I am really excited about https://github.com/sepfy/libpeer. It has examples ready for ESP32 etc....

When working on KVS I wasn't familiar with the embedded space at all. I saw 'heavyweight' embedded where you were running on Linux. Then you had RTOS/No OS at all. I wasn't prepared for these devices at all. If we can make WebRTC work in the embedded space I think it will really accelerate what developers are able to build!

Remotely driven cars, security cameras, robots in hospitals that bring iPads to infectious patients etc... Creative people are building amazing things. The WebRTC/video space needs to work harder and support them :)

-----

I love how diverse the WebRTC space is now. Outside of this implementation you have plenty of other options!

* https://github.com/shinyoshiaki/werift-webrtc (Typescript)

* https://github.com/pion/webrtc (Golang)

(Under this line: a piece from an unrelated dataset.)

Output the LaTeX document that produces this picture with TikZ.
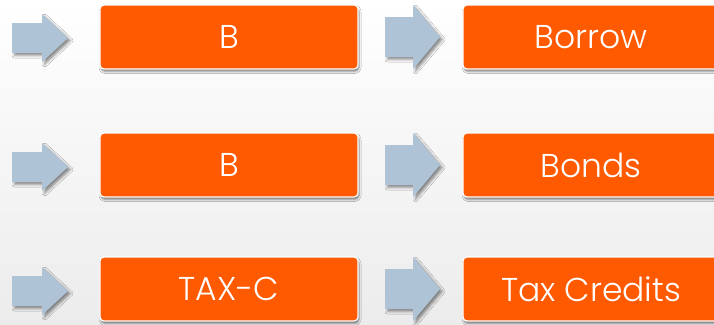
\documentclass[tikz,border=0pt]{standalone}
\usepackage{fontspec}
\setmainfont{Poppins}[UprightFont=* Light]
\usetikzlibrary{shadows.blur}
\definecolor{boxor}{HTML}{FF5A00}
\definecolor{arrbl}{HTML}{AEC3D6}
\newcommand{\rarrow}[6]{%
  \fill[arrbl, blur shadow={shadow xshift=2.5pt, shadow yshift=-2.5pt, shadow blur radius=2.5pt, shadow opacity=45}]
    (#1,{#4-#5}) -- (#2,{#4-#5}) -- (#2,{#4-#6}) -- (#3,#4) -- (#2,{#4+#6}) -- (#2,{#4+#5}) -- (#1,{#4+#5}) -- cycle;}
\begin{document}
\begin{tikzpicture}[x=1pt,y=-1pt,
  stepbox/.style={fill=boxor, draw=white, line width=1.2pt, rounded corners=4pt,
    text=white, font=\fontsize{33}{33}\selectfont, inner sep=0pt,
    minimum height=64pt,
    blur shadow={shadow xshift=1pt, shadow yshift=-2.5pt, shadow blur radius=2pt, shadow opacity=50}}]
\shade[top color=white, bottom color=gray!15] (0,0) rectangle (714,324);
\useasboundingbox (0,0) rectangle (714,324);
% left arrows
\rarrow{12}{42}{68}{38}{15}{24}
\rarrow{12}{42}{68}{167}{15}{24}
\rarrow{12}{42}{68}{291}{15}{24}
% middle arrows
\rarrow{385}{413}{440}{37}{20}{32}
\rarrow{385}{413}{440}{165}{20}{32}
\rarrow{385}{413}{440}{289}{20}{32}
% boxes
\node[stepbox, minimum width=258pt] (a1) at (229,37) {B};
\node[stepbox, minimum width=258pt] (a2) at (229,165) {B};
\node[stepbox, minimum width=258pt] (a3) at (229,289) {TAX-C};
\node[stepbox, minimum width=256pt] (b1) at (591,37) {Borrow};
\node[stepbox, minimum width=256pt] (b2) at (591,165) {Bonds};
\node[stepbox, minimum width=256pt] (b3) at (591,289) {Tax Credits};
\end{tikzpicture}
\end{document}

* https://github.com/webrtc-rs/webrtc (Rust)

* https://github.com/algesten/str0m (Rust)

* hhttps://github.com/sepfy/libpeer (C/Embedded)

* https://webrtc.googlesource.com/src/ (C++)

* https://github.com/sipsorcery-org/sipsorcery (C#)

* https://github.com/paullouisageneau/libdatachannel (C++)

* https://github.com/elixir-webrtc (Elixir)

* https://github.com/aiortc/aiortc (Python)

* GStreamer’s webrtcbin (C)

See https://github.com/sipsorcery/webrtc-echoes for examples of some running against each other.


Kinesis Video Streams are somewhat broke . I had to use another tool.

I would connect as viewer (ConnectAsViewer) and when I disconnected often the connection would stay open. And since there's a 10 client limit, after multiple disconnections in the same couple of minutes the system thought there was 10 client and blocked new client but there was zero clients.


I've used WebRTC in JavaScript, but I can't quite get why I would use this library. Can anyone respond with use cases?


Edge device that is communicating with web clients on a network would be my guess. People use WebRTC (mainly the Go library though) to create Remote Desktop implementations. Ex: https://github.com/imtiyazs/webrtc-remote-desktop


I hadn't considered an RDP use-case. Thanks!


Worked on a product that did that cross-platform thanks to go, surprisingly simple to work with.


Customers I have seen

* Taxi uploaded footage to analyze (guns, hostile body language)

* Rescue Delivery Robot (Get a delivery robot unstuck when AI gives up. Need video + send commands)

* Remote Mining Equipment ( Video + Control)

* Remote Surgery (Specialist hands super imposed for local generalist)

* Security Cameras/Doorbells

* Kids smart watch to give parents audio+video

* Battery Operated Wearable Cameras


Interesting, I hadn't thought of that. As a a developer about to use the Pi at the edge, I can see how this would be helpful with delivering footage from the IoT devices.

I'm not sure I understand or would use AWS as the hub though, I would probably build my own server hub.


Anyone find a way to get raspivid (or a lower abstraction) to play nice with WebRTC and negotiate the bit rate depending on the connection quality?